18 March 2011
Plants may help to reduce carbon dioxide in the atmosphere when dead as well as alive, say scientists from Spain.
Carbon capture - the removal of CO2 from waste gases (such as from power plants) - is an important method for reducing CO2 emissions. One such strategy is the use of porous solids, such as zeolites and porous carbons, to absorb CO2 into their pores. However, these materials exhibit poor uptake capacities (about 3mmol CO2/g) and have complex and costly syntheses.
Now, Antonio Fuertes and his group at the National Institute of Carbon, Oviedo, have made a porous carbon material that performs better than other currently available ones, using a simple and inexpensive process. The major difference in this work, however, is that the raw material is sawdust.

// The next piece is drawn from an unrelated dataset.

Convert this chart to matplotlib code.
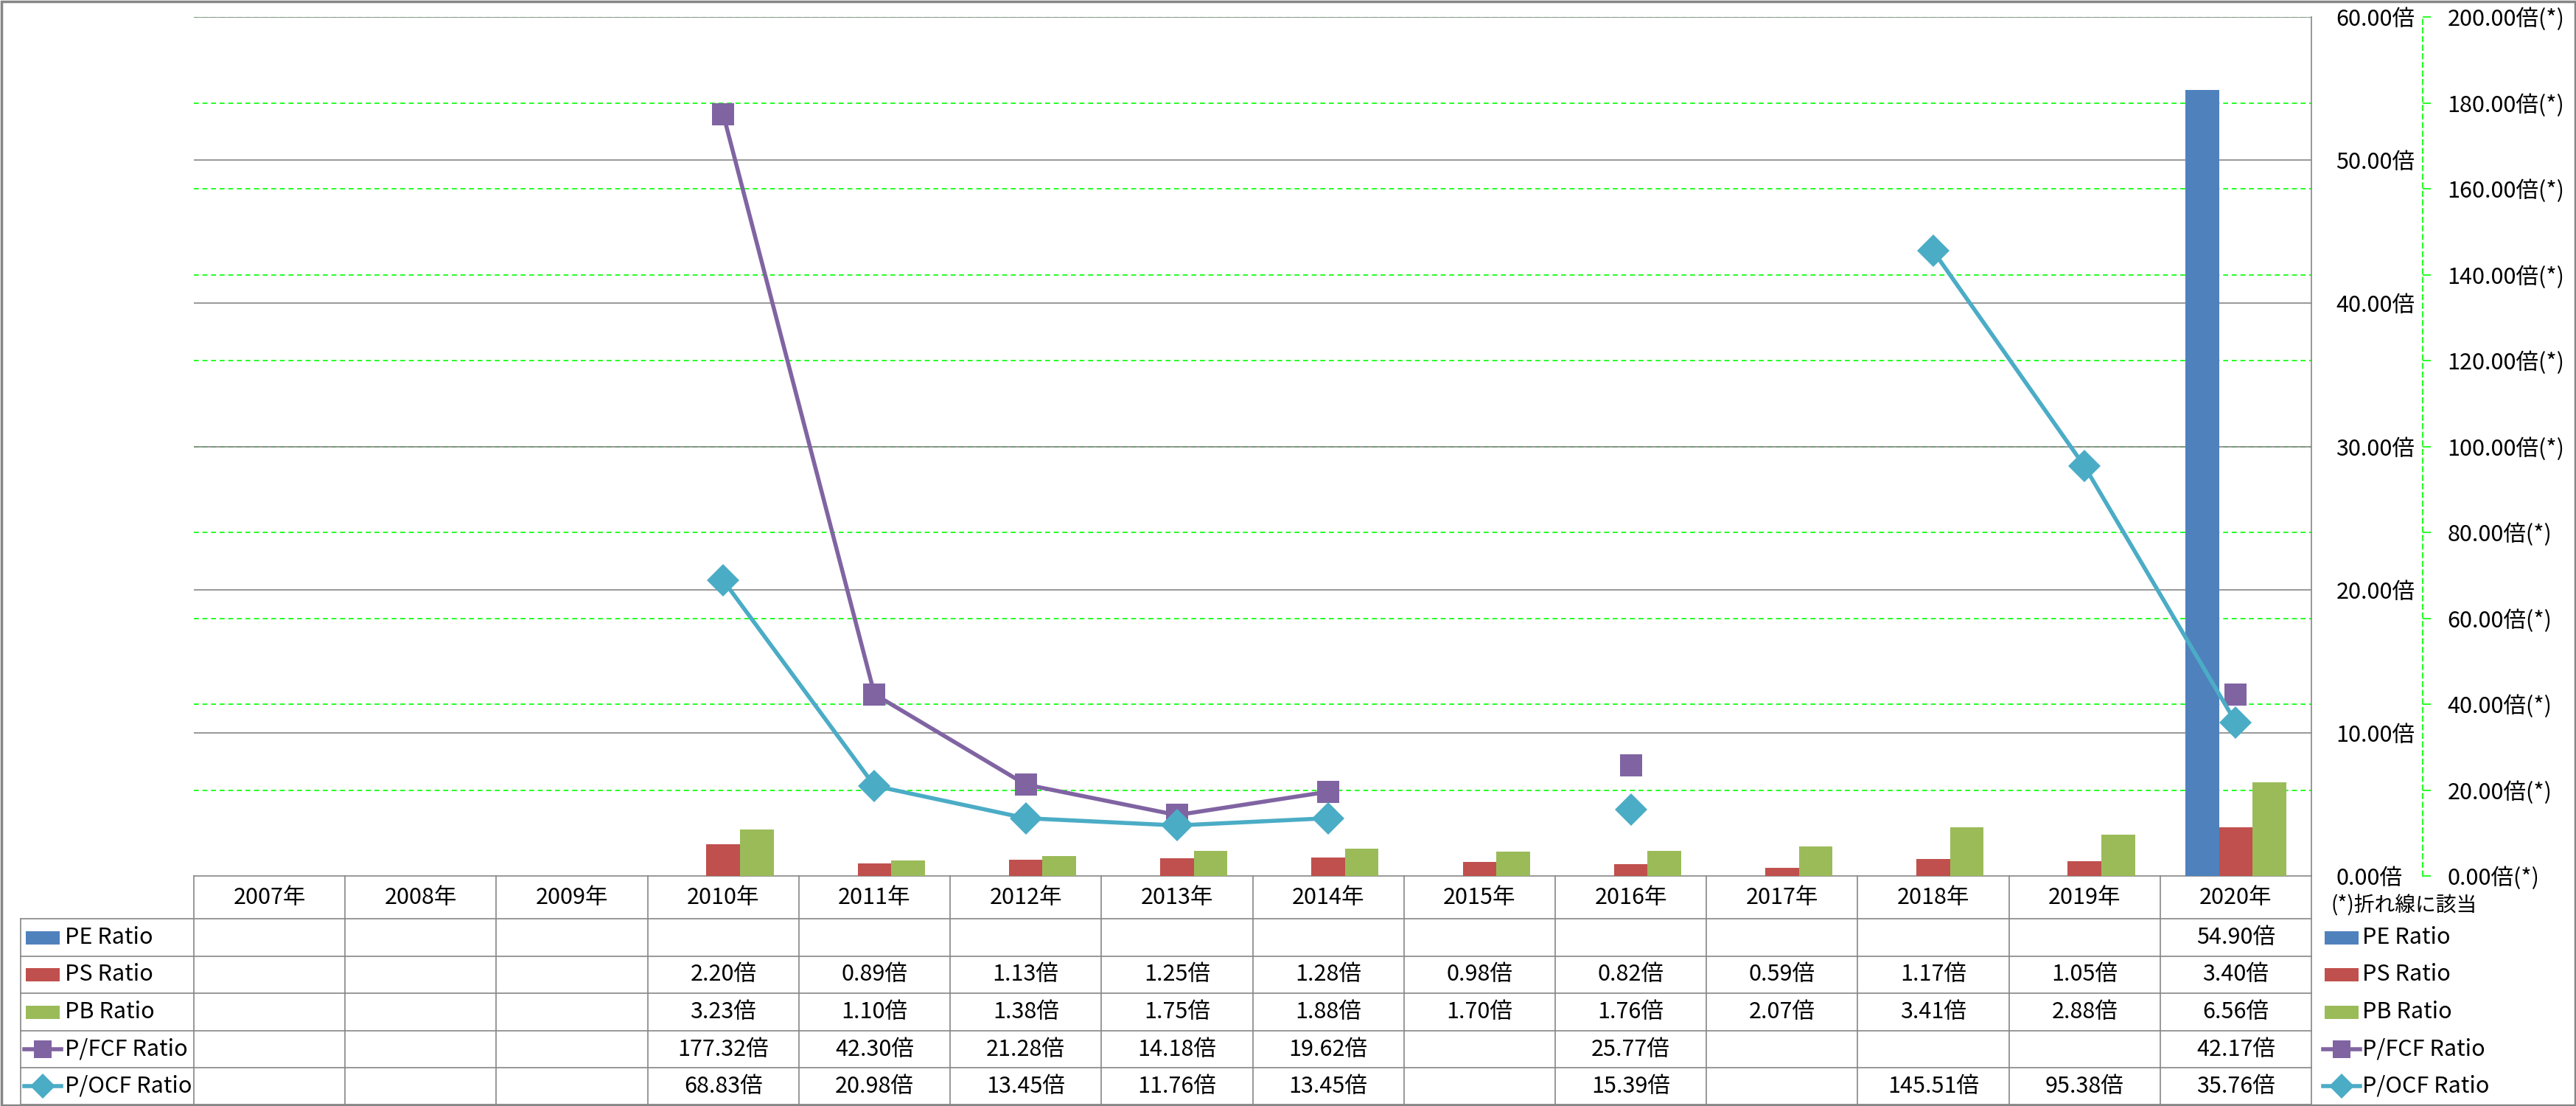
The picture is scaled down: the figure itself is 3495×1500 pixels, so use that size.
import matplotlib
matplotlib.use("Agg")
import matplotlib.pyplot as plt
from matplotlib.patches import Rectangle
from matplotlib.lines import Line2D
import numpy as np

plt.rcParams['font.family'] = ['Noto Sans CJK JP', 'DejaVu Sans']

# data
years = ["2007年", "2008年", "2009年", "2010年", "2011年", "2012年", "2013年",
         "2014年", "2015年", "2016年", "2017年", "2018年", "2019年", "2020年"]
pe = [None, None, None, None, None, None, None, None, None, None, None, None, None, 54.90]
ps = [None, None, None, 2.20, 0.89, 1.13, 1.25, 1.28, 0.98, 0.82, 0.59, 1.17, 1.05, 3.40]
pb = [None, None, None, 3.23, 1.10, 1.38, 1.75, 1.88, 1.70, 1.76, 2.07, 3.41, 2.88, 6.56]
pfcf = [None, None, None, 177.32, 42.30, 21.28, 14.18, 19.62, None, 25.77, None, None, None, 42.17]
pocf = [None, None, None, 68.83, 20.98, 13.45, 11.76, 13.45, None, 15.39, None, 145.51, 95.38, 35.76]

names = ["PE Ratio", "PS Ratio", "PB Ratio", "P/FCF Ratio", "P/OCF Ratio"]
colors = ["#4F81BD", "#C0504D", "#9BBB59", "#8064A2", "#4BACC6"]

# layout in pixels
W, H = 3495, 1500
PL, PR, PT, PB = 263, 3136, 23, 1188
colw = (PR - PL) / len(years)
rows = [1246, 1297, 1347, 1398, 1448, 1498]
GRAY = "#868686"
GREEN = "#00FF00"
FS = 22      # table text
TFS = 22     # tick labels

fig = plt.figure(figsize=(W / 100, H / 100), dpi=100)

# overlay for the data table / borders
tb = fig.add_axes([0, 0, 1, 1])
tb.set_xlim(0, W)
tb.set_ylim(H, 0)
tb.axis("off")

ax = fig.add_axes([PL / W, 1 - PB / H, (PR - PL) / W, (PB - PT) / H])
ax.set_facecolor("none")
x = np.arange(len(years))
bw = 0.222
ax.bar(x - bw, np.array(pe, dtype=float), bw, color=colors[0], zorder=2)
ax.bar(x, np.array(ps, dtype=float), bw, color=colors[1], zorder=2)
ax.bar(x + bw, np.array(pb, dtype=float), bw, color=colors[2], zorder=2)
ax.set_xlim(-0.5, len(years) - 0.5)
ax.set_ylim(0, 60)

# grid: dashed green for secondary, gray for primary on top (both behind bars)
for v in range(20, 201, 20):
    ax.axhline(v * 60 / 200, color=GREEN, lw=1.2, ls=(0, (4, 3)), zorder=0.5)
for v in range(10, 61, 10):
    ax.axhline(v, color=GRAY, lw=1.2, zorder=0.8)

ax2 = ax.twinx()
ax2.plot(x, np.array(pfcf, dtype=float), color=colors[3], lw=4, marker="s", ms=21,
         markeredgewidth=0, solid_joinstyle="round")
ax2.plot(x, np.array(pocf, dtype=float), color=colors[4], lw=4, marker="D", ms=22,
         markeredgewidth=0)
ax2.set_ylim(0, 200)
ax2.set_yticks(range(0, 201, 20))
ax2.set_yticklabels([f"{v:.2f}倍(*)" for v in range(0, 201, 20)])
ax2.tick_params(axis="y", direction="out", length=8, color=GREEN, width=1.2, pad=16,
                labelsize=TFS)
for s in ["left", "top", "bottom"]:
    ax2.spines[s].set_visible(False)
ax2.spines["right"].set_position(("outward", 109))
ax2.spines["right"].set_color(GREEN)
ax2.spines["right"].set_linestyle((0, (4, 3)))
ax2.spines["right"].set_linewidth(1.2)

# primary axis labels on the right (after twinx, which moves them left)
ax.set_xticks([])
ax.set_yticks(range(0, 61, 10))
ax.set_yticklabels([f"{v:.2f}倍" for v in range(0, 61, 10)])
ax.tick_params(axis="y", left=False, labelleft=False, right=False, labelright=True,
               length=0, pad=24, labelsize=TFS)
for s in ["left", "top", "bottom"]:
    ax.spines[s].set_visible(False)
ax.spines["right"].set_color(GRAY)
ax.spines["right"].set_linewidth(1.2)

# data table
tb.plot([PL, PR], [PB, PB], color=GRAY, lw=1.2)
for y in rows:
    tb.plot([28, PR], [y, y], color=GRAY, lw=1.2)
for k in range(len(years) + 1):
    xx = PL + k * colw
    tb.plot([xx, xx], [PB, rows[-1]], color=GRAY, lw=1.2)
tb.plot([28, 28], [rows[0], rows[-1]], color=GRAY, lw=1.2)

for i, yr in enumerate(years):
    tb.text(PL + (i + 0.5) * colw, (PB + rows[0]) / 2, yr, ha="center", va="center", fontsize=FS)

series = [pe, ps, pb, pfcf, pocf]
markers = [None, None, None, "s", "D"]


def legend_key(x0, yc, j):
    if markers[j] is None:
        tb.add_patch(Rectangle((x0, yc - 9), 46, 18, color=colors[j], lw=0))
    else:
        tb.add_line(Line2D([x0 - 2, x0 + 48], [yc, yc], color=colors[j], lw=4))
        tb.plot([x0 + 23], [yc], marker=markers[j], ms=17, color=colors[j], markeredgewidth=0)


for j, vals in enumerate(series):
    yc = (rows[j] + rows[j + 1]) / 2
    legend_key(35, yc, j)
    tb.text(88, yc, names[j], ha="left", va="center", fontsize=FS)
    legend_key(3154, yc, j)
    tb.text(3205, yc, names[j], ha="left", va="center", fontsize=FS)
    for i, v in enumerate(vals):
        if v is not None:
            tb.text(PL + (i + 0.5) * colw, yc, f"{v:.2f}倍", ha="center", va="center", fontsize=FS)

tb.text(3162, 1228, "(*)折れ線に該当", ha="left", va="center", fontsize=20)

# outer border
tb.add_patch(Rectangle((1.5, 1.5), W - 3, H - 3, fill=False, edgecolor=GRAY, lw=2.5))

fig.savefig("out.png", dpi=100)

The two step synthesis involves hydrothermal carbonisation of the sawdust, creating a hydrochar, which is then activated using potassium hydroxide. The KOH treatment creates pores in the sawdust structure by oxidation of carbon and carbon gasification from K2CO3 decomposition. These pores are responsible for the material's uptake capabilities, bestowing it with a capacity as high as 4.8mmol CO2/g. In addition, Fuertes' material has good selectivity for CO2 over N2, fast adsorption rates and can be easily regenerated.
Magnified image of sawdust before (left) and after (right) being heated and activated, showing the pores
'This type of carbonaceous material gives rise to an activated carbon that possesses textural properties that are appropriate for CO2 capture,' says Fuertes. 'What's more, the fabrication process is not complex and the raw material is abundant and widely available.'
Peter Styring, an expert in carbon capture technologies at the University of Sheffield says that the material has advantages over the currently most popular class of materials. 'They're comparable in terms of performance [to alkanolamines], but in terms of their engineering capabilities, these are superior,' he explains. 'With the alkanolamines, you get problems with corrosion, evaporation and degradation.'
Fuertes says that there is more work to be done before this technology can be commercialised, including investigations into scaling up. For now, he is focusing on other materials, such as nitrogen-doped carbons.